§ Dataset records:
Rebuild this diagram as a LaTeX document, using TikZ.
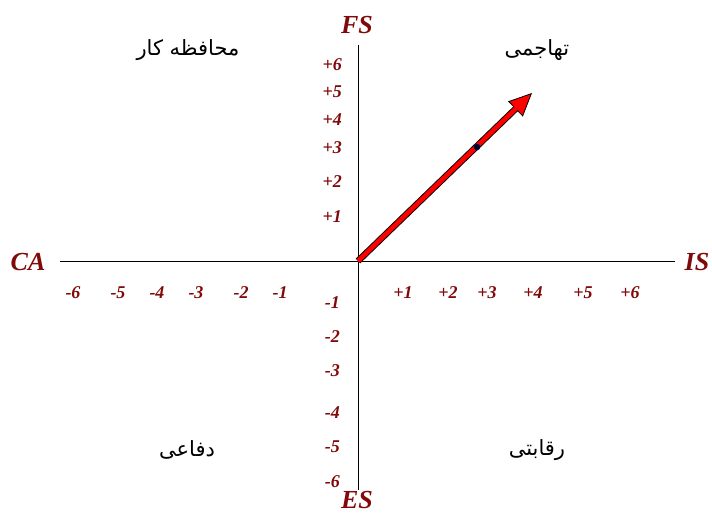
\documentclass[tikz,border=0pt]{standalone}
\usepackage{fontspec}
\setmainfont{Liberation Serif}
\newfontfamily\farsifont[Script=Arabic]{DejaVu Sans}
\usetikzlibrary{arrows.meta}
\TeXXeTstate=1
\definecolor{axisred}{RGB}{128,10,10}

\begin{document}
\begin{tikzpicture}[
    x=1pt, y=-1pt,
    axis/.style={draw, line width=0.8pt},
    axislabel/.style={text=axisred, font=\fontsize{26}{26}\selectfont\bfseries\itshape, inner sep=0pt},
    tick/.style={text=axisred, font=\fontsize{18}{18}\selectfont\bfseries\itshape, inner sep=0pt},
    quadrant/.style={font=\fontsize{21}{21}\farsifont, inner sep=0pt}
]
\useasboundingbox (0,0) rectangle (712,515);

% axes
\coordinate (O) at (358,261);
\coordinate (west) at (60,261);
\coordinate (east) at (675,261);
\coordinate (north) at (358,45);
\coordinate (south) at (358,490);
\draw[axis] (west) -- (east);
\draw[axis] (north) -- (south);

\node[axislabel] (FS) at (357,25) {FS};
\node[axislabel] (ES) at (357,500) {ES};
\node[axislabel] (CA) at (28,262) {CA};
\node[axislabel] (IS) at (697,262) {IS};

% ticks
\foreach \lab/\x [count=\i] in {-6/73, -5/118, -4/157, -3/196, -2/241, -1/280,
                                +1/403, +2/448, +3/487, +4/533, +5/583, +6/630}
    \node[tick] (xt\i) at (\x,293) {\lab};
\foreach \lab/\y [count=\i] in {+6/65, +5/92, +4/120, +3/148, +2/182, +1/217}
    \node[tick, anchor=east] (yp\i) at (342,\y) {\lab};
\foreach \lab/\y [count=\i] in {-1/303, -2/337, -3/371, -4/413, -5/447, -6/482}
    \node[tick, anchor=east] (yn\i) at (340,\y) {\lab};

% quadrants
\node[quadrant] (q1) at (188,50) {\beginR محافظه کار\endR};
\node[quadrant] (q2) at (537,50) {\beginR تهاجمی\endR};
\node[quadrant] (q3) at (187,450) {\beginR دفاعی\endR};
\node[quadrant] (q4) at (537,450) {\beginR رقابتی\endR};

% vector
\coordinate (T) at (532,93);
\draw[line width=6.5pt, -{Triangle[length=23pt, width=21pt, line width=0.8pt, fill=red]}] (O) -- (T);
\draw[line width=4.6pt, red, shorten >=22pt] (O) -- (T);
\node[circle, fill=black, draw=blue!60!black, line width=0.5pt, inner sep=0pt, minimum size=6pt] (pt) at (477,147) {};
\end{tikzpicture}
\end{document}
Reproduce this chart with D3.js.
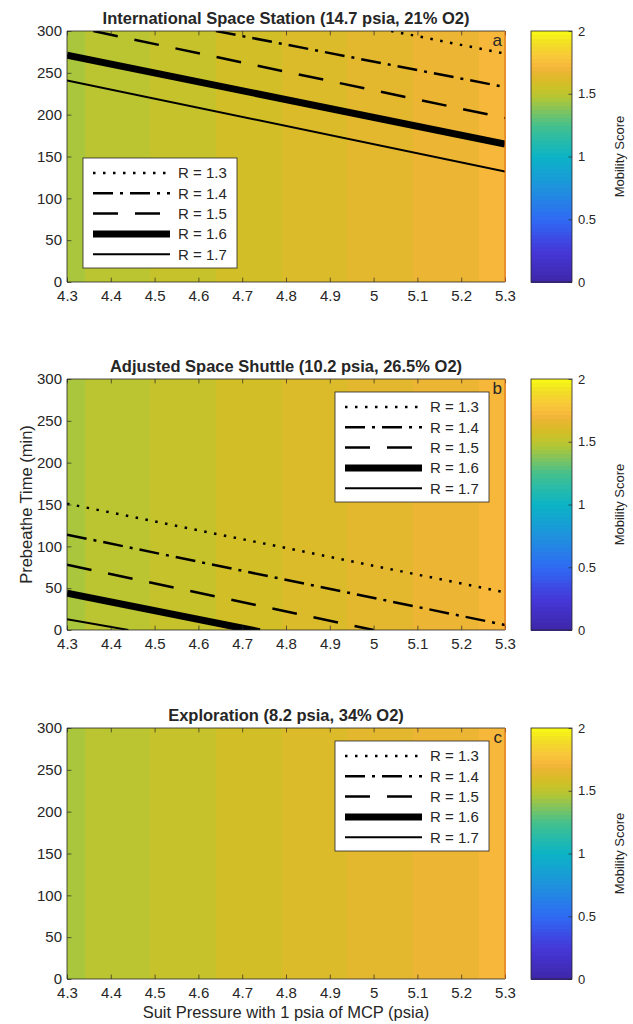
<!DOCTYPE html>
<html>
<head>
<meta charset="utf-8">
<script src="https://cdn.jsdelivr.net/npm/d3@7"></script>
<style>
  body { margin: 0; background: #fff; }
  text { font-family: "Liberation Sans", Arial, Helvetica, sans-serif; fill: #262626; }
</style>
</head>
<body>
<svg id="chart" width="633" height="1024"></svg>
<script>
// ---- data ----
var xTicks = [4.3, 4.4, 4.5, 4.6, 4.7, 4.8, 4.9, 5, 5.1, 5.2, 5.3];
var yTicks = [0, 50, 100, 150, 200, 250, 300];
var cbTicks = [0, 0.5, 1, 1.5, 2];

// mobility score of each vertical band (same for all three panels)
var bandEdges = [4.3, 4.34, 4.49, 4.64, 4.79, 4.94, 5.09, 5.24, 5.3];
var bandScores = [1.45, 1.49, 1.53, 1.57, 1.61, 1.65, 1.69, 1.72];

var legendLabels = ['R = 1.3', 'R = 1.4', 'R = 1.5', 'R = 1.6', 'R = 1.7'];

// contour lines: [suit pressure, prebreathe time]
var issR13 = [[5.04, 300], [5.3, 273]];
var issR14 = [[4.64, 300], [5.3, 233]];
var issR15 = [[4.36, 300], [5.3, 196]];
var issR16 = [[4.3, 271], [5.3, 165]];
var issR17 = [[4.3, 241], [5.3, 132]];

var shuttleR13 = [[4.3, 151], [5.3, 45]];
var shuttleR14 = [[4.3, 114], [5.3, 6]];
var shuttleR15 = [[4.3, 78], [5.0, 0]];
var shuttleR16 = [[4.3, 44], [4.74, -2]];
var shuttleR17 = [[4.3, 13], [4.44, 0]];

var panelTitles = [
  'International Space Station (14.7 psia, 21% O2)',
  'Adjusted Space Shuttle (10.2 psia, 26.5% O2)',
  'Exploration (8.2 psia, 34% O2)'
];
var panelLetters = ['a', 'b', 'c'];
var panelLines = [
  [issR13, issR14, issR15, issR16, issR17],
  [shuttleR13, shuttleR14, shuttleR15, shuttleR16, shuttleR17],
  []
];

// ---- layout / style ----
var panelTops = [31, 379, 728];
var plotH = 251;
var legendPos = [[83, 158], [335, 392], [335, 741]];
var lineStyles = [
  { w: 2.5, dash: '2.5,7.5' },
  { w: 2.5, dash: '20,7,3,7' },
  { w: 2.5, dash: '25,17' },
  { w: 7, dash: null },
  { w: 2, dash: null }
];
var cbX0 = 531, cbX1 = 572;

// parula-like colormap
var cmap = d3.scaleLinear()
  .domain([0, 0.25, 0.5, 0.75, 1, 1.25, 1.38, 1.45, 1.49, 1.53, 1.57, 1.61, 1.65, 1.69, 1.72, 1.8, 1.9, 2])
  .range(['#3e26a8', '#4538d9', '#2f69f3', '#1e92dd', '#0bb3c6', '#44c18d', '#86c45a', '#a9c63c',
           '#bac531', '#c6c22b', '#d2bf27', '#dcbb2b', '#e3b82e', '#edb534', '#f6b73a',
           '#f9c83a', '#f1de26', '#f9fb14'])
  .interpolate(d3.interpolateRgb)
  .clamp(true);

var svg = d3.select('#chart');
var x = d3.scaleLinear().domain([4.3, 5.3]).range([67, 505]);

panelTops.forEach(function (top, i) {
  var bottom = top + plotH;
  var y = d3.scaleLinear().domain([0, 300]).range([bottom, top]);
  var g = svg.append('g');

  // background bands
  g.selectAll('rect.band')
    .data(bandScores)
    .enter()
    .append('rect')
    .attr('class', 'band')
    .attr('x', function (d, j) { return x(bandEdges[j]); })
    .attr('width', function (d, j) { return x(bandEdges[j + 1]) - x(bandEdges[j]) + 0.5; })
    .attr('y', top)
    .attr('height', plotH)
    .attr('fill', function (d) { return cmap(d); })
    .attr('shape-rendering', 'crispEdges');

  // contour lines
  svg.append('clipPath').attr('id', 'clip' + i)
    .append('rect').attr('x', x(4.3)).attr('y', top)
    .attr('width', x(5.3) - x(4.3)).attr('height', plotH);

  var line = d3.line()
    .x(function (d) { return x(d[0]); })
    .y(function (d) { return y(d[1]); });

  g.append('g').attr('clip-path', 'url(#clip' + i + ')')
    .selectAll('path')
    .data(panelLines[i])
    .enter()
    .append('path')
    .attr('d', line)
    .attr('fill', 'none')
    .attr('stroke', '#000')
    .attr('stroke-width', function (d, j) { return lineStyles[j].w; })
    .attr('stroke-dasharray', function (d, j) { return lineStyles[j].dash; });

  // axes (ticks point inward)
  var xAxis = g.append('g')
    .attr('transform', 'translate(0,' + bottom + ')')
    .call(d3.axisBottom(x).tickValues(xTicks).tickSize(-4.4).tickPadding(8)
      .tickFormat(d3.format('')));
  var xTop = g.append('g')
    .attr('transform', 'translate(0,' + top + ')')
    .call(d3.axisTop(x).tickValues(xTicks).tickSize(-4.4).tickFormat(''));
  var yAxis = g.append('g')
    .attr('transform', 'translate(' + x(4.3) + ',0)')
    .call(d3.axisLeft(y).tickValues(yTicks).tickSize(-4.4).tickPadding(5));

  [xAxis, xTop, yAxis].forEach(function (a) {
    a.select('.domain').remove();
    a.selectAll('line').attr('stroke', '#262626').attr('stroke-width', 0.7);
    a.selectAll('text').style('font-size', '15px').attr('fill', '#262626')
      .style('font-family', '"Liberation Sans", Arial, sans-serif');
  });

  // box
  g.append('path')
    .attr('d', 'M' + x(5.3) + ',' + top + 'H' + x(4.3) + 'V' + bottom + 'H' + x(5.3))
    .attr('fill', 'none').attr('stroke', '#262626').attr('stroke-width', 0.8);
  g.append('line')
    .attr('x1', x(5.3)).attr('x2', x(5.3)).attr('y1', top).attr('y2', bottom)
    .attr('stroke', '#dc6a20').attr('stroke-width', 1);

  // title and letter
  g.append('text')
    .attr('x', (x(4.3) + x(5.3)) / 2)
    .attr('y', top - 7.5)
    .attr('text-anchor', 'middle')
    .style('font-size', '16.5px')
    .style('font-weight', 'bold')
    .attr('fill', '#000')
    .text(panelTitles[i]);

  g.append('text')
    .attr('x', x(5.3) - 3)
    .attr('y', top + 15)
    .attr('text-anchor', 'end')
    .style('font-size', '17px')
    .text(panelLetters[i]);

  // legend
  var lg = g.append('g')
    .attr('transform', 'translate(' + legendPos[i][0] + ',' + legendPos[i][1] + ')');
  lg.append('rect')
    .attr('width', 154).attr('height', 110)
    .attr('fill', '#fff').attr('stroke', '#262626').attr('stroke-width', 0.8);
  var rows = lg.selectAll('g.row')
    .data(legendLabels)
    .enter()
    .append('g')
    .attr('class', 'row')
    .attr('transform', function (d, j) { return 'translate(0,' + (15 + j * 20.3) + ')'; });
  rows.append('line')
    .attr('x1', 10).attr('x2', 87)
    .attr('stroke', '#000')
    .attr('stroke-width', function (d, j) { return lineStyles[j].w; })
    .attr('stroke-dasharray', function (d, j) { return lineStyles[j].dash; });
  rows.append('text')
    .attr('x', 95).attr('dy', '0.36em')
    .style('font-size', '15px')
    .text(function (d) { return d; });

  // colorbar
  var cy = d3.scaleLinear().domain([0, 2]).range([bottom, top]);
  var nCells = 64;
  g.selectAll('rect.cb')
    .data(d3.range(nCells))
    .enter()
    .append('rect')
    .attr('class', 'cb')
    .attr('x', cbX0)
    .attr('width', cbX1 - cbX0)
    .attr('y', function (d) { return cy((d + 1) * 2 / nCells); })
    .attr('height', function (d) { return cy(d * 2 / nCells) - cy((d + 1) * 2 / nCells) + 0.5; })
    .attr('fill', function (d) { return cmap((d + 0.5) * 2 / nCells); })
    .attr('shape-rendering', 'crispEdges');
  var cbAxis = g.append('g')
    .attr('transform', 'translate(' + cbX1 + ',0)')
    .call(d3.axisRight(cy).tickValues(cbTicks).tickSize(-3.5).tickPadding(6)
      .tickFormat(d3.format('')));
  cbAxis.select('.domain').remove();
  cbAxis.selectAll('line').attr('stroke', '#262626').attr('stroke-width', 0.7);
  cbAxis.selectAll('text').style('font-size', '13px').attr('fill', '#262626')
    .style('font-family', '"Liberation Sans", Arial, sans-serif');
  g.append('rect')
    .attr('x', cbX0).attr('y', top)
    .attr('width', cbX1 - cbX0).attr('height', plotH)
    .attr('fill', 'none').attr('stroke', '#262626').attr('stroke-width', 0.8);
  g.append('text')
    .attr('transform', 'translate(624,' + (top + plotH / 2) + ') rotate(-90)')
    .attr('text-anchor', 'middle')
    .style('font-size', '13px')
    .text('Mobility Score');
});

// shared axis labels
svg.append('text')
  .attr('x', (x(4.3) + x(5.3)) / 2)
  .attr('y', 1018)
  .attr('text-anchor', 'middle')
  .style('font-size', '16.5px')
  .text('Suit Pressure with 1 psia of MCP (psia)');

svg.append('text')
  .attr('transform', 'translate(32,' + (panelTops[1] + plotH / 2) + ') rotate(-90)')
  .attr('text-anchor', 'middle')
  .style('font-size', '16.5px')
  .text('Prebeathe Time (min)');
</script>
</body>
</html>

§ Exercise objective:
Look above for the line with "Reproduce this chart with D3.js." and the line with "var shuttleR17 = [[4.3, 13], [4.44, 0]];", then copy exactly the lines from the first through the second, both kept, with no pictures.

§ Reply to the task:
Reproduce this chart with D3.js.
<!DOCTYPE html>
<html>
<head>
<meta charset="utf-8">
<script src="https://cdn.jsdelivr.net/npm/d3@7"></script>
<style>
  body { margin: 0; background: #fff; }
  text { font-family: "Liberation Sans", Arial, Helvetica, sans-serif; fill: #262626; }
</style>
</head>
<body>
<svg id="chart" width="633" height="1024"></svg>
<script>
// ---- data ----
var xTicks = [4.3, 4.4, 4.5, 4.6, 4.7, 4.8, 4.9, 5, 5.1, 5.2, 5.3];
var yTicks = [0, 50, 100, 150, 200, 250, 300];
var cbTicks = [0, 0.5, 1, 1.5, 2];

// mobility score of each vertical band (same for all three panels)
var bandEdges = [4.3, 4.34, 4.49, 4.64, 4.79, 4.94, 5.09, 5.24, 5.3];
var bandScores = [1.45, 1.49, 1.53, 1.57, 1.61, 1.65, 1.69, 1.72];

var legendLabels = ['R = 1.3', 'R = 1.4', 'R = 1.5', 'R = 1.6', 'R = 1.7'];

// contour lines: [suit pressure, prebreathe time]
var issR13 = [[5.04, 300], [5.3, 273]];
var issR14 = [[4.64, 300], [5.3, 233]];
var issR15 = [[4.36, 300], [5.3, 196]];
var issR16 = [[4.3, 271], [5.3, 165]];
var issR17 = [[4.3, 241], [5.3, 132]];

var shuttleR13 = [[4.3, 151], [5.3, 45]];
var shuttleR14 = [[4.3, 114], [5.3, 6]];
var shuttleR15 = [[4.3, 78], [5.0, 0]];
var shuttleR16 = [[4.3, 44], [4.74, -2]];
var shuttleR17 = [[4.3, 13], [4.44, 0]];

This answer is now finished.